Incidents/2019-06-19 JobQueue

From Wikitech

document status: in-review

Summary

Jobs stopped being processed after rollout of MediaWiki 1.34.0-wmf.10.

With the Kafka job queue the jobs are serialized into JSON and then via EventBus and ChangeProp are delivered to an internal endpoint on job runners for execution. in 516241 a page_title property was removed from the job specification. We have been preparing for this, removing the property from the job JSON schema, however, we've forgot that the internal endpoint checks for the field to be present and returns 400 if it's not. The check is done very early in the codepath, so no logging was done, and change-prop ignored the 400. So the issue was not observable.
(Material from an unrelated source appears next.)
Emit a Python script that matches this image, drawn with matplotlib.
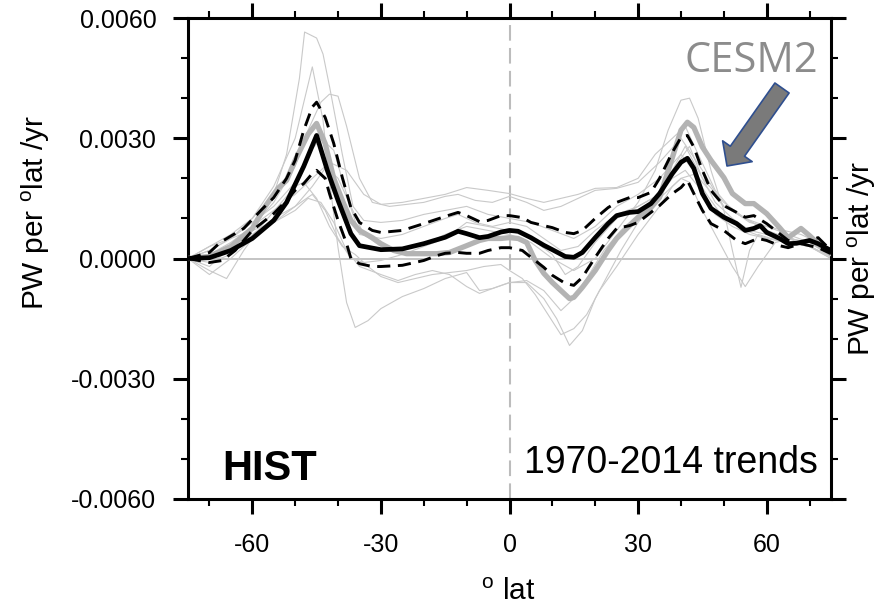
import numpy as np
import matplotlib
matplotlib.use("Agg")
import matplotlib.pyplot as plt
from matplotlib.ticker import MultipleLocator, FormatStrFormatter

plt.rcParams['font.family'] = ['Liberation Sans', 'DejaVu Sans']
plt.rcParams['axes.unicode_minus'] = False
plt.rcParams['mathtext.default'] = 'regular'

# trends in units of 1e-3 PW per deg lat per yr
# multi-model mean and spread (dashed)
lat_mean = [-75, -70, -65, -60, -55, -52, -48, -45, -42.5, -40, -37, -35, -30, -25, -20, -15, -12, -10, -7, -5, -2,
            0, 2, 5, 8, 10, 13, 15, 17, 20, 23, 25, 28, 30, 33, 35, 38, 40, 41.5, 43, 45, 47, 50, 53, 55, 57, 58.5,
            60, 63, 65, 67, 70, 72, 75]
mean = [0.0, 0.02, 0.2, 0.5, 0.95, 1.4, 2.3, 3.07, 2.2, 1.45, 0.62, 0.32, 0.22, 0.24, 0.37, 0.53, 0.68, 0.62, 0.52,
        0.55, 0.66, 0.70, 0.68, 0.52, 0.33, 0.22, 0.05, 0.03, 0.15, 0.52, 0.87, 1.07, 1.15, 1.17, 1.37, 1.62, 2.12,
        2.4, 2.5, 2.25, 1.62, 1.25, 1.03, 0.87, 0.7, 0.75, 0.82, 0.65, 0.5, 0.37, 0.38, 0.45, 0.37, 0.2]

lat_upper = [-75, -70, -67.5, -62, -58, -55, -52, -50, -48, -46, -45, -43, -41, -39, -37, -35, -32, -30, -25, -20,
             -15, -12, -10, -7, -5, -2, 0, 3, 5, 8, 10, 13, 15, 17, 20, 23, 25, 28, 30, 33, 35, 38, 40, 41.5, 43,
             45, 47, 50, 53, 55, 57, 60, 63, 65, 68, 70, 72, 75]
upper = [0.0, 0.15, 0.4, 0.75, 1.2, 1.52, 2.0, 2.45, 3.2, 3.78, 3.9, 3.52, 2.87, 2.02, 1.27, 0.9, 0.7, 0.65, 0.7,
         0.87, 1.05, 1.15, 1.07, 0.92, 0.95, 1.07, 1.07, 1.02, 0.9, 0.82, 0.77, 0.65, 0.62, 0.7, 1.0, 1.27, 1.4,
         1.52, 1.52, 1.65, 2.0, 2.65, 3.02, 3.07, 2.78, 2.2, 1.7, 1.32, 1.15, 1.03, 1.07, 0.87, 0.62, 0.45, 0.37,
         0.45, 0.52, 0.2]

lat_lower = [-75, -70, -67, -64, -60, -57, -55, -52, -50, -48, -46, -45, -43, -42, -40, -38, -37, -35, -32, -30,
             -25, -20, -17, -15, -12, -10, -7, -5, -2, 0, 3, 5, 8, 10, 13, 15, 17, 20, 23, 25, 28, 30, 33, 35, 38,
             40, 41.5, 43, 45, 47, 50, 53, 55, 58, 60, 63, 65, 68, 70, 72, 75]
lower = [0.0, -0.1, -0.05, 0.2, 0.7, 0.95, 1.12, 1.45, 1.7, 1.87, 2.12, 2.2, 2.0, 1.62, 0.95, 0.37, 0.0, -0.13,
         -0.2, -0.2, -0.17, -0.05, 0.07, 0.13, 0.15, 0.13, 0.13, 0.2, 0.27, 0.27, 0.2, 0.03, -0.22, -0.42, -0.62,
         -0.67, -0.47, 0.03, 0.5, 0.75, 0.82, 0.9, 1.15, 1.32, 1.62, 1.77, 1.95, 1.62, 1.2, 0.87, 0.7, 0.45, 0.37,
         0.5, 0.45, 0.32, 0.27, 0.37, 0.32, 0.27, 0.12]

# CESM2
lat_cesm = [-75, -70, -65, -60, -57, -54, -52, -50, -47, -45, -43, -41, -39, -37, -35, -32, -30, -27, -24, -20, -17,
            -14, -10, -7, -5, -2, 0, 2, 4, 6, 8, 10, 12, 14, 15, 17, 20, 23, 25, 28, 30, 33, 35, 38, 40, 41.5, 43,
            45, 47, 50, 52, 55, 57, 60, 63, 65, 68, 70, 72, 75]
cesm = [0.0, 0.05, 0.3, 0.75, 1.3, 1.75, 1.95, 2.45, 3.1, 3.37, 2.87, 2.0, 1.45, 0.95, 0.7, 0.52, 0.37, 0.2, 0.12,
        0.12, 0.12, 0.15, 0.32, 0.45, 0.5, 0.5, 0.52, 0.5, 0.4, -0.05, -0.37, -0.6, -0.8, -1.0, -0.97, -0.72, -0.3,
        0.2, 0.5, 0.82, 1.02, 1.27, 1.52, 2.52, 3.2, 3.4, 3.27, 2.78, 2.45, 2.02, 1.62, 1.37, 1.37, 1.12, 0.77,
        0.52, 0.75, 0.57, 0.37, 0.12]

# individual models
models = [
    ([-75, -70, -65, -60, -55, -52, -49, -47.8, -45, -43.5, -42, -39, -36.5, -34, -30, -25, -20, -15, -10, -5, 0,
      5, 10, 15, 20, 25, 30, 35, 40, 45, 50, 55, 60, 65, 70, 75],
     [0, 0.3, 0.6, 1.0, 1.6, 2.6, 4.5, 5.65, 5.5, 5.1, 4.3, 2.6, 1.3, 0.95, 0.9, 0.95, 1.1, 1.2, 1.3, 1.1, 1.0,
      0.9, 0.7, 0.5, 0.8, 1.3, 1.6, 2.0, 2.6, 1.9, 1.3, 1.0, 0.7, 0.5, 0.4, 0.1]),
    ([-75, -70, -65, -60, -55, -50, -46, -43.5, -42, -40, -38, -36, -33, -30, -25, -20, -15, -10, -7, -4, 0, 4,
      8, 11, 14, 17, 20, 23, 26, 30, 35, 40, 42, 45, 50, 55, 60, 65, 70, 75],
     [0, 0.2, 0.5, 1.0, 1.8, 3.0, 4.78, 3.45, 1.95, 0.27, -1.1, -1.72, -1.55, -1.25, -0.95, -0.75, -0.5, -0.35,
      -0.8, -0.75, -0.6, -0.6, -1.0, -1.5, -2.17, -1.8, -1.0, -0.4, 0.2, 0.9, 1.6, 2.5, 2.8, 2.0, 1.4, 1.0, 0.7,
      0.5, 0.3, 0.0]),
    ([-75, -70, -65, -60, -55, -50, -47, -44, -42, -40, -38, -35, -32, -28, -24, -20, -15, -12, -8, -4, 0, 4, 8,
      12, 16, 20, 25, 30, 35, 40, 45, 50, 55, 60, 65, 70, 75],
     [0, -0.2, 0.3, 0.8, 1.4, 2.3, 3.2, 3.9, 4.1, 4.05, 3.3, 2.0, 1.4, 1.3, 1.35, 1.4, 1.55, 1.6, 1.45, 1.4,
      1.55, 1.4, 1.2, 1.3, 1.5, 1.7, 1.75, 1.9, 2.4, 3.0, 2.2, 1.3, 1.0, 0.8, 0.6, 0.4, 0.1]),
    ([-75, -70, -66, -62, -58, -54, -50, -48, -45, -42, -39, -36, -33, -30, -26, -22, -18, -14, -10, -6, -2, 0,
      3, 6, 9, 12, 15, 18, 21, 25, 30, 35, 38, 40, 42, 45, 48, 52, 55, 58, 62, 66, 70, 75],
     [0, -0.3, -0.5, 0.2, 0.8, 1.3, 1.8, 1.9, 1.5, 0.8, 0.3, 0.1, -0.2, -0.45, -0.6, -0.5, -0.4, -0.35, -0.3,
      -0.2, -0.15, -0.3, -0.5, -0.9, -1.4, -1.9, -1.75, -1.4, -0.8, -0.2, 0.6, 1.3, 1.8, 2.0, 1.9, 1.2, 0.6,
      -0.2, -0.7, -0.2, 0.4, 0.5, 0.3, 0.05]),
    ([-75, -70, -65, -60, -55, -50, -46, -43, -40, -37, -34, -30, -25, -20, -15, -10, -5, 0, 5, 10, 15, 20, 25,
      30, 34, 37, 40, 42, 44, 47, 50, 52, 54, 56, 58, 61, 65, 70, 75],
     [0, 0.1, 0.4, 0.8, 1.2, 1.6, 2.0, 2.3, 2.0, 1.3, 0.6, 0.3, 0.2, 0.35, 0.6, 0.8, 0.7, 0.6, 0.4, 0.0, -0.3,
      0.0, 0.7, 1.4, 2.2, 3.2, 3.95, 4.0, 3.5, 2.2, 1.2, 0.2, -0.72, 0.2, 0.6, 0.5, 0.4, 0.3, 0.05]),
    ([-75, -70, -65, -60, -55, -50, -46, -42, -38, -34, -30, -25, -20, -15, -10, -5, 0, 4, 8, 12, 16, 20, 25, 30,
      34, 38, 41, 44, 48, 52, 56, 60, 64, 68, 72, 75],
     [0, 0.3, 0.5, 0.7, 0.9, 1.3, 1.8, 2.4, 2.2, 1.6, 1.35, 1.4, 1.5, 1.6, 1.77, 1.7, 1.62, 1.5, 1.4, 1.5, 1.6,
      1.75, 1.77, 2.0, 2.6, 3.0, 3.3, 2.6, 1.7, 1.2, 0.9, 0.8, 0.7, 0.6, 0.4, 0.1]),
    ([-75, -70, -65, -60, -55, -50, -46, -43, -40, -37, -34, -30, -25, -20, -15, -10, -5, 0, 5, 10, 13, 16, 20,
      25, 30, 35, 38, 41, 44, 48, 52, 56, 60, 65, 70, 75],
     [0, -0.1, 0.1, 0.6, 1.0, 1.3, 1.6, 1.2, 0.5, 0.0, -0.1, -0.05, 0.1, 0.3, 0.5, 0.9, 0.8, 0.7, 0.5, 0.1, -0.4,
      -0.2, 0.4, 1.0, 1.3, 1.6, 2.0, 2.2, 1.8, 1.1, 0.8, 0.6, 0.5, 0.4, 0.3, 0.05]),
    ([-75, -70, -65, -60, -55, -50, -47, -44, -41, -38, -35, -30, -26, -22, -18, -14, -10, -7, -4, 0, 4, 8, 12,
      15, 18, 22, 26, 30, 35, 40, 43, 46, 50, 55, 60, 65, 70, 75],
     [0, -0.4, 0.0, 0.5, 0.9, 1.2, 1.5, 1.4, 0.9, 0.2, -0.2, -0.4, -0.55, -0.4, -0.3, -0.4, -0.7, -0.87, -0.75,
      -0.6, -0.55, -0.8, -1.3, -1.0, -0.5, 0.2, 0.7, 1.1, 1.5, 2.0, 2.1, 1.6, 1.0, 0.7, 0.5, 0.4, 0.3, 0.0]),
    ([-75, -70, -65, -60, -55, -50, -47, -44, -41, -38, -35, -30, -25, -20, -15, -12, -8, -4, 0, 4, 8, 12, 16, 20,
      25, 30, 35, 38, 41, 44, 48, 52, 56, 60, 65, 70, 75],
     [0, 0.2, 0.5, 0.9, 1.3, 1.9, 2.6, 3.0, 2.7, 1.6, 0.6, 0.5, 0.6, 0.8, 1.0, 1.1, 0.9, 0.8, 0.9, 0.8, 0.5, 0.2,
      0.3, 0.7, 1.1, 1.3, 1.6, 2.2, 2.8, 2.2, 1.4, 1.0, 0.7, 0.6, 0.5, 0.4, 0.05]),
]

scale = 1e-3

fig = plt.figure(figsize=(8.79, 6.06), dpi=100)
ax = fig.add_axes([188 / 879, 107 / 606, 643 / 879, 481 / 606])

ax.axhline(0, color='#b4b4b4', lw=1.1, zorder=1)
ax.axvline(0, color='#bcbcbc', lw=1.5, dashes=(7.5, 3.5), zorder=1)

for mlat, mval in models:
    ax.plot(mlat, np.array(mval) * scale, color='#c9c9c9', lw=0.8, zorder=2)

ax.plot(lat_cesm, np.array(cesm) * scale, color='#b3b3b3', lw=3.8, zorder=3,
        solid_joinstyle='round', solid_capstyle='round')
ax.plot(lat_upper, np.array(upper) * scale, color='black', lw=2.1, dashes=(4.5, 2.6), zorder=4)
ax.plot(lat_lower, np.array(lower) * scale, color='black', lw=2.1, dashes=(4.5, 2.6), zorder=4)
ax.plot(lat_mean, np.array(mean) * scale, color='black', lw=3.4, zorder=5, solid_joinstyle='round')

ax.set_xlim(-75, 75)
ax.set_ylim(-0.006, 0.006)
ax.xaxis.set_major_locator(MultipleLocator(30))
ax.xaxis.set_minor_locator(MultipleLocator(10))
ax.yaxis.set_major_locator(MultipleLocator(0.003))
ax.yaxis.set_minor_locator(MultipleLocator(0.001))
ax.yaxis.set_major_formatter(FormatStrFormatter('%.4f'))

for s in ax.spines.values():
    s.set_linewidth(2.2)
ax.tick_params(which='both', direction='out', top=True, right=True)
ax.tick_params(which='major', length=10.8, width=2.2, labelsize=18)
ax.tick_params(which='minor', length=5, width=1.5)
ax.tick_params(axis='x', which='major', pad=14)
ax.tick_params(axis='y', which='major', pad=12)

ylab = 'PW per $\\mathregular{^o}$lat /yr'
fig.text(36 / 879, 1 - 212 / 606, ylab, rotation=90, ha='center', va='center', fontsize=21.5)
fig.text(862 / 879, 1 - 258 / 606, ylab, rotation=90, ha='center', va='center', fontsize=21.5)
fig.text(508 / 879, 6 / 606, '$\\mathregular{^o}$ lat', ha='center', va='baseline', fontsize=21.5)

ax.text(0.0529, 0.0395, 'HIST', transform=ax.transAxes, fontsize=30, fontweight='bold',
        ha='left', va='baseline')
ax.text(0.9798, 0.054, '1970-2014 trends', transform=ax.transAxes, fontsize=27,
        ha='right', va='baseline')

fig.text(685 / 879, 1 - 72 / 606, 'CESM2', fontsize=30, color='#8c8c8c',
         family=['Open Sans', 'DejaVu Sans'], ha='left', va='baseline')
ax.annotate('', xy=(727, 606 - 166), xytext=(782, 606 - 88),
            xycoords='figure pixels', textcoords='figure pixels',
            arrowprops=dict(arrowstyle='simple,head_length=1.3,head_width=2.6,tail_width=1.25',
                            mutation_scale=10, fc='#7a7a7a', ec='#2f4f8f', lw=1.2,
                            shrinkA=0, shrinkB=0))

fig.savefig('out.png', dpi=100)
It was fixed by 518751

Impact

Jobs were not processed for group0 and group1 wikis for 12 hours. Jobs that go around all the wikis, like GlobalRename, got stuck reaching a group0 or group1 wiki.

Detection

The issue was not detected automatically by monitoring tool, logs or graphs, it was found by accident due to MassMessage job being stuck

Timeline

  • 06-18 19:00-20:00 group0 and group1 deployed to wmf.10
  • 06-19 07:30 Issue discovered and ticket created
  • 06-19 07:40 group1 rolled back to wmf.8
  • 06-19 08:40 group0 rolled back to wmf.8
  • 06-24 Patch for the job executor deployed, train unblocked.

Conclusions

What went poorly?

  • No indication of a breakage in logs, graphs or monitoring tools
  • Due to cpt offsite a long time has passed between the issue discovery and a fix

Where did we get lucky?

  • The outage was noticed quickly due to stuck MassMessage jobs

Links to relevant documentation

Actionables

  • task T229277 Change-Prop should report 400 errors from endpoints
  • Better observability for jobqueue (TODO: link to existing task)
  • Automated integration test? (TODO: create task)